Like Michel, all of the current crop of Haitian-origin players in the NFL were raised in the U.S., where soccer — while growing — still lags far behind football in popularity. But picking football over soccer doesn’t mean they’ve forgotten the land their parents came from.
Take Avril, who played professionally between 2008–17. The Cliff Avril Family Foundation is a tribute to Avril’s father, Jean Samuel, who died in 2015. Cliff Avril grew up in Florida, but speaks Creole. His mother would take him back every summer to Haiti’s capital, Port-au-Prince. Avril and Thalerand put on an American football clinic in Haiti every year. In 2018, 250 boys attended. Thalerand is convinced there are other athletes with Sony Michel’s skill set that could feed the Haitian pipeline to the NFL.
Sony Michel (No. 26) of the New England Patriots celebrates a fourth-quarter, one-yard rushing touchdown against the New York Jets.
Michel says that he feels the pull of Haiti because his mother and other relatives have told him the stories — his mother, only more recently. Those stories shook him. “She didn’t want to put too much on me,” Michel says. He takes a deep breath. “My mom is inspiring. It was rough.”

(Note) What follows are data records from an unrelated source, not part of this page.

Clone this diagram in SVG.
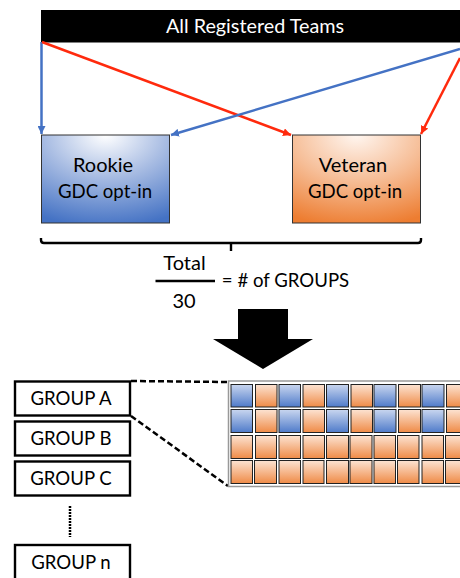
<svg xmlns="http://www.w3.org/2000/svg" width="460" height="578" viewBox="0 0 460 578">
<defs>
<radialGradient id="gb" cx="50%" cy="0%" r="105%"><stop offset="0" stop-color="#ffffff"/><stop offset="0.45" stop-color="#a9bde3"/><stop offset="1" stop-color="#4472c4"/></radialGradient>
<radialGradient id="go" cx="50%" cy="0%" r="105%"><stop offset="0" stop-color="#fff6f0"/><stop offset="0.5" stop-color="#f6bd96"/><stop offset="1" stop-color="#ed7d31"/></radialGradient>
<linearGradient id="cb" x1="0" y1="0" x2="0" y2="1"><stop offset="0" stop-color="#c9d6ef"/><stop offset="1" stop-color="#4f7bca"/></linearGradient>
<linearGradient id="co" x1="0" y1="0" x2="0" y2="1"><stop offset="0" stop-color="#fce3d2"/><stop offset="1" stop-color="#ef8b47"/></linearGradient>
<marker id="ab" markerUnits="userSpaceOnUse" markerWidth="9" markerHeight="8" refX="8" refY="4" orient="auto"><path d="M0 0L8 4L0 8Z" fill="#4472c4"/></marker>
<marker id="ar" markerUnits="userSpaceOnUse" markerWidth="9" markerHeight="8" refX="8" refY="4" orient="auto"><path d="M0 0L8 4L0 8Z" fill="#ff2a0d"/></marker>
</defs>
<style>
text{font-family:Lato,"Liberation Sans",sans-serif;fill:#000;text-anchor:middle}
.t{font-size:18.600px}
.h{font-size:19.800px;fill:#fff}
.f{font-size:20px}
.box{fill:#fff;stroke:#000;stroke-width:2.400}
.b{fill:url(#cb)}
.o{fill:url(#co)}
.cell{stroke:#222;stroke-width:1}
.blue{stroke:#4472c4;stroke-width:2.500;fill:none;marker-end:url(#ab)}
.red{stroke:#ff2a0d;stroke-width:2.500;fill:none;marker-end:url(#ar)}
.dash{stroke:#000;stroke-width:2.500;stroke-dasharray:6 3;fill:none}
</style>
<rect width="460" height="578" fill="#fff"/>
<g id="all-teams"><rect x="41" y="10" width="419" height="32.500" fill="#000"/><text x="255" y="33" class="h">All Registered Teams</text></g>
<g id="rookie"><rect x="41.500" y="135" width="128" height="88" fill="url(#gb)" stroke="#333" stroke-width="1"/><text x="103" y="172" class="f">Rookie</text><text x="105" y="198" class="t">GDC opt-in</text></g>
<g id="veteran"><rect x="292.500" y="135" width="128" height="88" fill="url(#go)" stroke="#333" stroke-width="1"/><text x="353" y="172" class="f">Veteran</text><text x="355" y="198" class="t">GDC opt-in</text></g>
<g id="connectors">
<path class="blue" d="M41.500 42V134"/>
<path class="red" d="M42 42L291 135"/>
<path class="blue" d="M460 49L171 135"/>
<path class="red" d="M460 58L421 134"/>
<path class="dash" d="M131 381L228 382"/>
<path class="dash" d="M131 416L228 486"/>
<path d="M70 506V537" stroke="#000" stroke-width="2.500" stroke-dasharray="2 1" fill="none"/>
</g>
<g id="brace"><path d="M41 238V240Q41 243 44 243H418Q421 243 421 240V238M231 243V251" fill="none" stroke="#000" stroke-width="2.400"/></g>
<g id="formula"><text x="184.500" y="270" class="f">Total</text><path d="M155.500 281H215" stroke="#000" stroke-width="2.400"/><text x="184" y="308" class="f">30</text><text x="285.500" y="287" class="t">= # of GROUPS</text></g>
<g id="big-arrow"><path d="M238 309H288V339H313L263 369L213 339H238Z" fill="#000"/></g>
<g id="group-a"><rect class="box" x="15" y="381.500" width="115" height="34"/><text x="71" y="405" class="t">GROUP A</text></g>
<g id="group-b"><rect class="box" x="15" y="421.500" width="115" height="34"/><text x="71" y="445" class="t">GROUP B</text></g>
<g id="group-c"><rect class="box" x="15" y="461.500" width="115" height="34"/><text x="71" y="485" class="t">GROUP C</text></g>
<g id="group-n"><rect class="box" x="15" y="545" width="115" height="36"/><text x="71" y="569" class="t">GROUP n</text></g>
<g id="grid">
<rect x="228.500" y="381" width="240" height="105.500" fill="#fff" stroke="#999" stroke-width="1.500"/>
<rect class="cell b" x="231" y="384.500" width="21.500" height="22.500"/><rect class="cell o" x="255.500" y="384.500" width="21.500" height="22.500"/><rect class="cell b" x="279" y="384.500" width="21.500" height="22.500"/><rect class="cell o" x="303" y="384.500" width="21.500" height="22.500"/><rect class="cell b" x="326.500" y="384.500" width="22" height="22.500"/><rect class="cell o" x="351" y="384.500" width="21.500" height="22.500"/><rect class="cell b" x="374" y="384.500" width="22" height="22.500"/><rect class="cell o" x="398.500" y="384.500" width="22" height="22.500"/><rect class="cell b" x="422" y="384.500" width="22" height="22.500"/><rect class="cell o" x="446.500" y="384.500" width="22" height="22.500"/>
<rect class="cell b" x="231" y="409.500" width="21.500" height="23"/><rect class="cell o" x="255.500" y="409.500" width="21.500" height="23"/><rect class="cell b" x="279" y="409.500" width="21.500" height="23"/><rect class="cell o" x="303" y="409.500" width="21.500" height="23"/><rect class="cell b" x="326.500" y="409.500" width="22" height="23"/><rect class="cell o" x="351" y="409.500" width="21.500" height="23"/><rect class="cell b" x="374" y="409.500" width="22" height="23"/><rect class="cell o" x="398.500" y="409.500" width="22" height="23"/><rect class="cell b" x="422" y="409.500" width="22" height="23"/><rect class="cell o" x="446.500" y="409.500" width="22" height="23"/>
<rect class="cell o" x="231" y="435.500" width="21.500" height="23"/><rect class="cell o" x="255.500" y="435.500" width="21" height="23"/><rect class="cell o" x="279" y="435.500" width="21.500" height="23"/><rect class="cell o" x="303" y="435.500" width="21.500" height="23"/><rect class="cell o" x="326.500" y="435.500" width="22" height="23"/><rect class="cell o" x="350" y="435.500" width="22" height="23"/><rect class="cell o" x="374" y="435.500" width="21.500" height="23"/><rect class="cell o" x="397.500" y="435.500" width="21.500" height="23"/><rect class="cell o" x="422" y="435.500" width="21.500" height="23"/><rect class="cell o" x="445.500" y="435.500" width="22" height="23"/>
<rect class="cell o" x="231" y="460.500" width="21.500" height="23"/><rect class="cell o" x="254.500" y="460.500" width="22" height="23"/><rect class="cell o" x="279" y="460.500" width="21.500" height="23"/><rect class="cell o" x="303" y="460.500" width="21" height="23"/><rect class="cell o" x="326.500" y="460.500" width="22" height="23"/><rect class="cell o" x="350" y="460.500" width="22" height="23"/><rect class="cell o" x="374" y="460.500" width="21.500" height="23"/><rect class="cell o" x="397.500" y="460.500" width="21.500" height="23"/><rect class="cell o" x="422" y="460.500" width="21.500" height="23"/><rect class="cell o" x="445.500" y="460.500" width="22" height="23"/>
</g>
</svg>
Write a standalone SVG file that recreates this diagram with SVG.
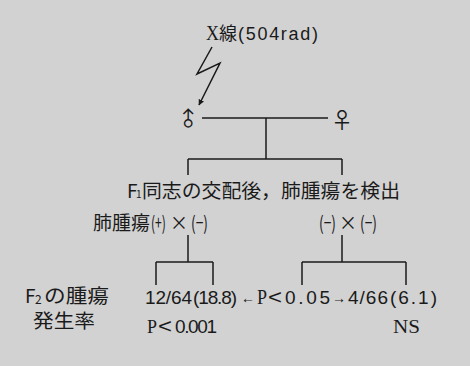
<svg xmlns="http://www.w3.org/2000/svg" width="470" height="366" viewBox="0 0 470 366">
<defs>
<style>
.t{font-family:"Liberation Serif","Noto Sans CJK JP",serif;fill:#1a1a1a;}
.s{font-family:"Liberation Sans","Noto Sans CJK JP",sans-serif;fill:#1a1a1a;}
.j{font-family:"Noto Sans CJK JP","Liberation Sans",sans-serif;fill:#1a1a1a;}
.ln{stroke:#1a1a1a;stroke-width:1.5;fill:none;}
.sym{font-family:"Noto Sans CJK JP","DejaVu Sans",sans-serif;fill:#1a1a1a;}
</style>
<marker id="ah" viewBox="0 0 10 10" refX="9" refY="5" markerWidth="6" markerHeight="6" orient="auto" markerUnits="userSpaceOnUse">
<path d="M0,0 L10,5 L0,10 z" fill="#1a1a1a"/>
</marker>
</defs>
<rect width="470" height="366" fill="#d2d2d2"/>

<g id="xray">
<text class="t" x="206" y="40" font-size="20" textLength="13" lengthAdjust="spacingAndGlyphs">X</text>
<text class="j" x="219" y="40" font-size="18" textLength="18" lengthAdjust="spacingAndGlyphs">線</text>
<text class="s" x="238" y="40" font-size="18" textLength="80" lengthAdjust="spacing">(504rad)</text>
</g>

<g id="connectors">
<polyline class="ln" points="212,47 197,74 220,63 199,105" marker-end="url(#ah)"/>
<line class="ln" x1="202" y1="118" x2="328" y2="118"/>
<line class="ln" x1="266" y1="118" x2="266" y2="159"/>
<line class="ln" x1="188" y1="159" x2="342" y2="159"/>
<line class="ln" x1="188" y1="159" x2="188" y2="175"/>
<line class="ln" x1="342" y1="159" x2="342" y2="175"/>
<line class="ln" x1="188" y1="235" x2="188" y2="262"/>
<line class="ln" x1="156" y1="262" x2="213" y2="262"/>
<line class="ln" x1="156" y1="262" x2="156" y2="285"/>
<line class="ln" x1="213" y1="262" x2="213" y2="285"/>
<line class="ln" x1="342" y1="235" x2="342" y2="262"/>
<line class="ln" x1="302" y1="262" x2="406" y2="262"/>
<line class="ln" x1="302" y1="262" x2="302" y2="285"/>
<line class="ln" x1="406" y1="262" x2="406" y2="285"/>
</g>

<g id="male">
<text class="sym" x="190" y="127" font-size="20" text-anchor="middle" transform="rotate(-45 188 121)">♂</text>
</g>
<g id="female">
<text class="sym" x="342" y="128" font-size="22" text-anchor="middle">♀</text>
</g>

<g id="f1">
<text class="j" x="127" y="198" font-size="19">F</text>
<text class="j" x="136" y="198" font-size="10">1</text>
<text class="j" x="142" y="198" font-size="19" textLength="258" lengthAdjust="spacingAndGlyphs">同志の交配後，肺腫瘍を検出</text>
</g>

<g id="cross-pos">
<text class="j" x="93" y="230" font-size="19" textLength="57" lengthAdjust="spacingAndGlyphs">肺腫瘍</text>
<text class="j" transform="translate(151 230) scale(0.65 1)" x="0" y="0" font-size="19" textLength="23" lengthAdjust="spacingAndGlyphs">(+)</text>
<text class="j" x="170" y="230" font-size="19" textLength="18" lengthAdjust="spacingAndGlyphs">×</text>
<text class="j" transform="translate(191 230) scale(0.65 1)" x="0" y="0" font-size="19" textLength="26" lengthAdjust="spacingAndGlyphs">(−)</text>
</g>

<g id="cross-neg">
<text class="j" transform="translate(319 230) scale(0.65 1)" x="0" y="0" font-size="19" textLength="26" lengthAdjust="spacingAndGlyphs">(−)</text>
<text class="j" x="339" y="230" font-size="19" textLength="18" lengthAdjust="spacingAndGlyphs">×</text>
<text class="j" transform="translate(360 230) scale(0.65 1)" x="0" y="0" font-size="19" textLength="26" lengthAdjust="spacingAndGlyphs">(−)</text>
</g>

<g id="f2label">
<text class="j" x="25" y="303" font-size="19">F</text>
<text class="j" x="35" y="304" font-size="12">2</text>
<text class="j" x="44" y="303" font-size="19" textLength="65" lengthAdjust="spacingAndGlyphs">の腫瘍</text>
<text class="j" x="33" y="328" font-size="19" textLength="62" lengthAdjust="spacingAndGlyphs">発生率</text>
</g>

<g id="results">
<text class="s" x="145" y="304" font-size="19" textLength="47" lengthAdjust="spacing">12/64</text>
<text class="s" x="193" y="304" font-size="19" textLength="44" lengthAdjust="spacing">(18.8)</text>
<text class="s" x="241" y="303" font-size="15" textLength="14" lengthAdjust="spacingAndGlyphs">←</text>
<text class="t" x="257" y="304" font-size="20" textLength="10" lengthAdjust="spacingAndGlyphs">P</text>
<text class="s" x="268" y="304" font-size="20" textLength="14" lengthAdjust="spacingAndGlyphs">&lt;</text>
<text class="s" x="285" y="304" font-size="19" textLength="45" lengthAdjust="spacing">0.05</text>
<text class="s" x="332" y="303" font-size="15" textLength="14" lengthAdjust="spacingAndGlyphs">→</text>
<text class="s" x="348" y="304" font-size="19" textLength="40" lengthAdjust="spacing">4/66</text>
<text class="s" x="390" y="304" font-size="19" textLength="47" lengthAdjust="spacing">(6.1)</text>
</g>

<g id="pvals">
<text class="t" x="147" y="333" font-size="19" textLength="10" lengthAdjust="spacingAndGlyphs">P</text>
<text class="s" x="158" y="333" font-size="20" textLength="14" lengthAdjust="spacingAndGlyphs">&lt;</text>
<text class="s" x="175" y="333" font-size="19" textLength="42" lengthAdjust="spacing">0.001</text>
<text class="t" x="393" y="333" font-size="19" textLength="27" lengthAdjust="spacingAndGlyphs">NS</text>
</g>
</svg>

These players share pride in where their families come from, through tragedy and insults such as President Donald Trump’s reported assessment of Haiti, among others, as “shithole countries.” “I don’t do the politics,” Michel replies. When Michel participated in the NFL’s My Cause, My Cleats initiative, he wore cleats painted with the Haitian flag for a Dec. 2 game to raise awareness and money for victims of natural disasters in Haiti.
Back in Haiti, 65-year-old Boby Duval is cultivating the next generation. Through his charity, he runs six athletic-based academies around Haiti and feeds 2,000 children a day with his sports/social program. Soccer is the national sport, but Duval is sure there are Sony Michels kicking a ball who would also do well toting it. “Our history is connected to these NFL players, we have this Haitian pride,” Duval says. “We kicked the French ass big-time, and they have never got over it. We take a little and do a lot. We have not been served well historically speaking.”
So far, no Haitians have gone straight to the NFL. The U.S., Florida in particular, is the gridiron talent incubator. But the steely determination that turns that talent into success — for the players and for those preparing for the future, like Duval — comes from Haiti. In 1976, Haiti’s then-dictator Jean-Claude “Baby Doc” Duvalier threw Duval in prison for 17 months for charges that were never made clear. Duval weighed 250 pounds when he went to jail, 90 when he was released. “It was an extermination camp,” Duval says. “People died around me every day.” Duval went to college in Boston at Concordia, where his effervescent personality drew former Patriots quarterback Jim Plunkett to him. The two friends would hang out in Kenmore Square, but Duval is not a Patriots fan today. He is a friend of any NFL team that will help his mission.
Duval recognizes the determination of Haitian-American NFL players. “I can understand the rage these athletes play with,” he says. “Their parents have told them when they get an opportunity you have to make your own, there is nobody who is going to make anything for you. They will work their asses off to make things happen because there is no safety net where they come from.”